3. What resources can visiting writers take advantage of at Moniack Mhor? Does the centre’s guidance extend through to publishing advice?

The primary aim of Moniack Mhor is to offer time, space and inspiration to write. That said, the professional experience of our tutors often means that advice on other aspects of the writing life is available. We also run events that aim to shed light on other aspects of the writing life. In October, we are looking forward to a visit from Francis Bickmore of Canongate, who will talk about what publishers are looking for. Often, between the tutors, the staff and the other students on the course, writers go away with a long list of ways they can improve their writing and opportunities for getting their writing out there. Both in the house and through our social media channels, we share as many opportunities, competitions and awards as possible. It’s so satisfying when shortlists come out with familiar names on them.

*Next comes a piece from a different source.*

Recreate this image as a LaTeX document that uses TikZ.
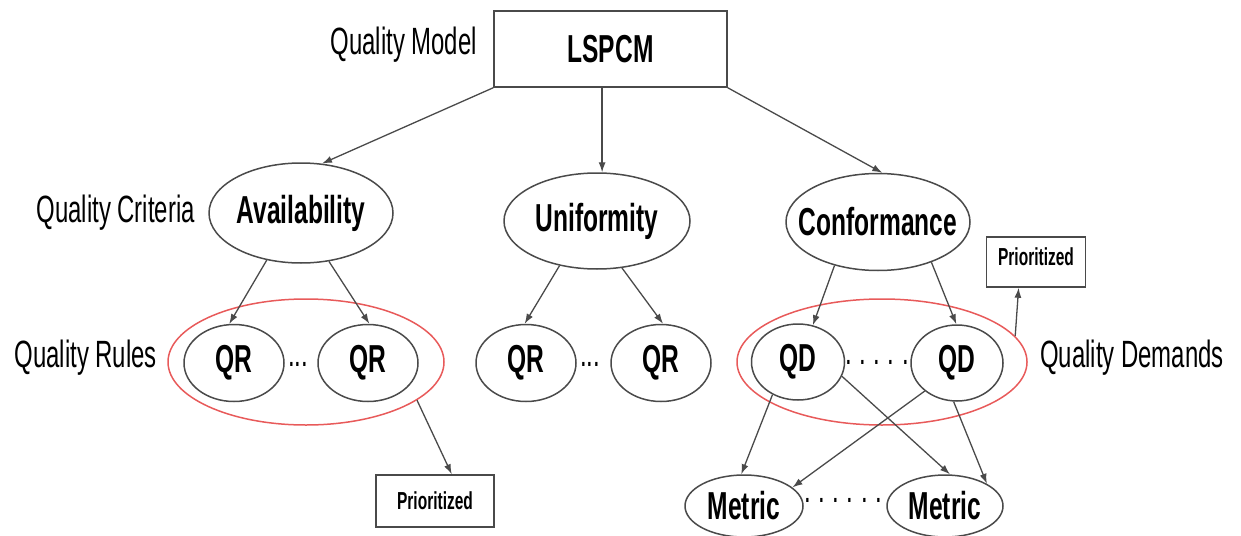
\documentclass[tikz,border=0pt]{standalone}
\usepackage{fontspec}
\setmainfont[FakeStretch=0.63]{Liberation Sans}
\usetikzlibrary{positioning,shapes.geometric,arrows.meta}

\definecolor{linegray}{HTML}{4A4A4A}
\definecolor{setred}{HTML}{E85A5A}

\newcommand{\gapdot}{\hspace{3.8pt}.}

\tikzset{
    bold/.style={font=\fontsize{19.5}{22}\selectfont\bfseries},
    lbl/.style={font=\fontsize{19}{22}\selectfont, inner sep=0pt},
    oval/.style={ellipse, draw=linegray, line width=0.75pt, inner sep=0pt, bold},
    group/.style={ellipse, draw=setred, line width=0.75pt, inner sep=0pt},
    prio/.style={rectangle, draw=linegray, line width=0.75pt, inner sep=0pt,
        font=\fontsize{12.3}{14}\selectfont\bfseries},
    arr/.style={draw=linegray, line width=0.65pt, -{Latex[length=5pt,width=3.5pt]}},
    dots/.style={inner sep=0pt, font=\fontsize{19}{22}\selectfont}
}

\begin{document}
\begin{tikzpicture}[x=0.5pt,y=-0.5pt]
    \useasboundingbox (0,0) rectangle (1241,535);

    % Model
    \node[rectangle, draw=linegray, line width=0.75pt, minimum width=116.5pt, minimum height=38pt, bold] (lspcm) at (610.5,49) {LSPCM};
    \node[lbl, left=8pt of lspcm, yshift=2pt] (model) {Quality Model};

    % Criteria
    \node[oval, minimum width=92pt, minimum height=50pt] (avail) at (301,213) {Availability};
    \node[oval, minimum width=93pt, minimum height=48pt] (unif) at (597,221) {Uniformity};
    \node[oval, inner xsep=-7.5pt, minimum width=92pt, minimum height=48.5pt] (conf) at (878,222) {Conformance};
    \node[lbl, left=6.5pt of avail] (criteria) {Quality Criteria};

    \draw[arr] (lspcm.south west) -- (avail.67);
    \draw[arr] (lspcm.south -| unif.84) -- (unif.84);
    \draw[arr] (lspcm.south east) -- (conf.85);

    % Rules
    \node[group, minimum width=138pt, minimum height=63pt] (rules) at (306,362) {};
    \node[oval, minimum width=50pt, minimum height=38.5pt] (qr1) at (234,363) {QR};
    \node[oval, minimum width=50pt, minimum height=38.5pt] (qr2) at (368,363) {QR};
    \node[dots] (qrdots) at (298,364) {...};
    \node[oval, minimum width=50pt, minimum height=38.5pt] (qr3) at (526,363) {QR};
    \node[oval, minimum width=50pt, minimum height=38.5pt] (qr4) at (661,363) {QR};
    \node[dots] (qrdots2) at (590,364) {...};
    \node[lbl, left=5pt of rules, yshift=2pt] (rulelbl) {Quality Rules};
    \node[prio, minimum width=59pt, minimum height=26pt] (prio1) at (435,501) {Prioritized};

    \draw[arr] (avail.-126) -- (qr1.97);
    \draw[arr] (avail.-60) -- (qr2.88);
    \draw[arr] (unif.-130) -- (qr3.92);
    \draw[arr] (unif.-62) -- (qr4.87);
    \draw[arr] (rules.-19) -- (prio1.58);

    % Demands
    \node[group, minimum width=145pt, minimum height=63pt] (demands) at (882,362) {};
    \node[oval, minimum width=46.5pt, minimum height=38pt] (qd1) at (798,362) {\raisebox{4pt}{QD}};
    \node[oval, minimum width=46pt, minimum height=38pt] (qd2) at (957,363) {QD};
    \node[dots] (qddots) at (877,362) {.\gapdot\gapdot\gapdot\gapdot};
    \node[lbl, right=6pt of demands, yshift=2pt] (demlbl) {Quality Demands};
    \node[prio, minimum width=49.5pt, minimum height=25pt] (prio2) at (1036,262) {\raisebox{5pt}{Prioritized}};

    \draw[arr] (conf.-135) -- (qd1.68);
    \draw[arr] (conf.-37) -- (qd2.91);
    \draw[arr] (demands.11) -- (prio2.-124);

    % Metrics
    \node[oval, minimum width=59pt, minimum height=31pt] (met1) at (744,506) {Metric};
    \node[oval, minimum width=58pt, minimum height=31pt] (met2) at (945,506) {Metric};
    \node[dots] (metdots) at (843,500) {.\gapdot\gapdot\gapdot\gapdot\gapdot};

    \draw[arr] (qd1.-128) -- (met1.95);
    \draw[arr] (qd1.-18) -- (met2.81);
    \draw[arr] (qd2.-139) -- (met1.21);
    \draw[arr] (qd2.-95) -- (met2.28);
\end{tikzpicture}
\end{document}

4. As we mentioned before, there appears to be a strong support structure in place for writers who traditionally would have less access to writer development resources than most. Tell us a bit about Moniack Mhor’s work with young people, fellowships and bursary schemes.

Our location in the Scottish Highlands means that we fully understand how it can be for writers who might feel isolated from events and opportunities, and we work hard to make sure everyone can access the ones we provide. We aim to support those who might face other forms of isolation by offering a grant scheme that is open to writers who do not have the means to pay the full course fees. These bursaries have supported over one hundred writers in the last two years. We also support professional writers, who need time and space to write, through the annual Jessie Kesson Fellowship – which gives a published writer a month to spend at the centre, concentrating on creating new work and helping to raise awareness about Jessie Kesson through community events.

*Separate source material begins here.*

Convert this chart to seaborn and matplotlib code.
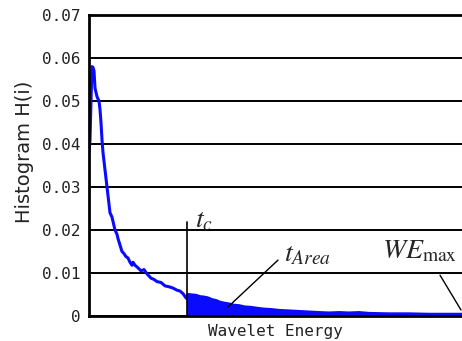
import matplotlib
matplotlib.use("Agg")
import matplotlib.pyplot as plt
import seaborn as sns
import numpy as np
import pandas as pd

# Wavelet energy bin (arbitrary units) and histogram value H(i)
energy = [0, 1, 2, 3, 4, 5, 6, 7, 8, 10, 11, 12, 13, 14, 15, 16, 18, 19, 20, 21,
          23, 24, 26, 28, 29, 31, 33, 35, 37, 39, 41, 43, 44, 46, 49, 52, 55, 58,
          62, 65, 68, 72, 76, 80, 84, 88, 91, 94, 97, 98,
          99, 103, 107, 111, 115, 119, 123, 127, 131, 135, 140, 145, 150, 156,
          162, 168, 175, 182, 190, 198, 206, 214, 222, 230, 240, 250, 260, 270,
          280, 300, 320, 340, 373]
hist = [0.038, 0.041, 0.050, 0.058, 0.0578, 0.057, 0.053, 0.052, 0.051, 0.050,
        0.048, 0.045, 0.041, 0.038, 0.036, 0.034, 0.030, 0.028, 0.026, 0.024,
        0.023, 0.022, 0.020, 0.019, 0.018, 0.0165, 0.015, 0.0145, 0.0138, 0.0135,
        0.0125, 0.0118, 0.0125, 0.0118, 0.0112, 0.0105, 0.0108, 0.0098, 0.0088,
        0.0085, 0.0080, 0.0078, 0.0070, 0.0068, 0.0065, 0.0060, 0.0058, 0.0052,
        0.0042, 0.0040,
        0.0050, 0.0049, 0.0048, 0.0045, 0.0044, 0.0042, 0.0038, 0.0036, 0.0032,
        0.0030, 0.0028, 0.0025, 0.0024, 0.0021, 0.0020, 0.0018, 0.0016, 0.0015,
        0.0013, 0.0012, 0.0011, 0.0010, 0.0009, 0.0008, 0.0007, 0.0008, 0.0007,
        0.0008, 0.0006, 0.0005, 0.0005, 0.0004, 0.0004]
t_c = 98
y_ticks = [0, 0.01, 0.02, 0.03, 0.04, 0.05, 0.06, 0.07]
y_tick_labels = ["0", "0.01", "0.02", "0.03", "0.04", "0.05", "0.06", "0.07"]

df = pd.DataFrame({"energy": energy, "hist": hist})

sns.set_style("white")
plt.rcParams["mathtext.fontset"] = "stix"

fig = plt.figure(figsize=(4.62, 3.41), dpi=100)
ax = fig.add_axes([89 / 462, 1 - 316 / 341, 1 - 89 / 462, (316 - 15) / 341])

blue = "#0a0aff"
sns.lineplot(data=df, x="energy", y="hist", ax=ax, color=blue, linewidth=2.2)
tail = df[df["energy"] >= t_c]
ax.fill_between(tail["energy"], 0, tail["hist"], color=blue, step="post", linewidth=0)

ax.set_xlim(0, 373)
ax.set_ylim(0, 0.07)
ax.set_yticks(y_ticks)
ax.set_yticklabels(y_tick_labels, family="DejaVu Sans Mono", fontsize=11.5, color="#222222")
ax.set_xticks([])
ax.yaxis.grid(True, color="black", linewidth=1.4)
ax.set_axisbelow(True)
ax.tick_params(axis="y", length=0, pad=6)

for s in ["left", "top", "bottom"]:
    ax.spines[s].set_color("black")
    ax.spines[s].set_linewidth(2)
ax.spines["right"].set_visible(False)

ax.set_ylabel("Histogram H(i)", fontsize=14, color="#222222", va="center")
ax.yaxis.set_label_coords(-0.172, 0.545)
ax.set_xlabel("Wavelet Energy", family="DejaVu Sans Mono", fontsize=11.5, labelpad=6, color="#222222")

# t_c marker
ax.plot([t_c, t_c], [0, 0.0219], color="black", linewidth=1.2)
ax.text(106, 0.0205, r"$t_c$", fontsize=20, va="baseline", ha="left")

# t_Area annotation
ax.plot([189, 139], [0.0130, 0.0021], color="black", linewidth=1.0)
ax.text(195, 0.0126, r"$t_{Area}$", fontsize=20, va="baseline", ha="left")

# WE_max annotation
ax.plot([351, 372], [0.0095, 0.0014], color="black", linewidth=1.0)
ax.text(293, 0.0135, r"$WE_{\max}$", fontsize=20, va="baseline", ha="left")

fig.savefig("out.png", dpi=100)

Our youth programme, which is supported by CashBack for Creativity, and managed by my colleague, Eilidh Smith, means that writers under the age of 25 in the Highlands have access to a programme of workshops, residential courses, mentoring and support which takes place at the centre and in schools, libraries and community centres around the Highlands. We target our efforts, making sure we reach out to those who don’t usually receive access to this kind of activity.  Much of our delivery is in partnership with other organisations, providing rich, multi-disciplinary experiences. Young writers also get the chance to visit and stay at the centre on youth programme writing courses, as well as on any open programme course if they are over 16. As well as benefiting from the creative writing aspects of the course, young people make new friends, work together, cook together and get a taste of independent living.

5. Finally, what are your top three favourite books of all time (non-fiction and fiction)?

This is a tricky one; it’s like choosing between friends! I would have to say Sunset Song by Lewis Grassic Gibbon is one, as it inspired me to study Scottish literature and was the beginning of an enduring connection with Scottish writing. I also love The Poisonwood Bible by Barbara Kingsolver and am currently very much enjoying the poems in Gold from the Stone by Lemn Sissay.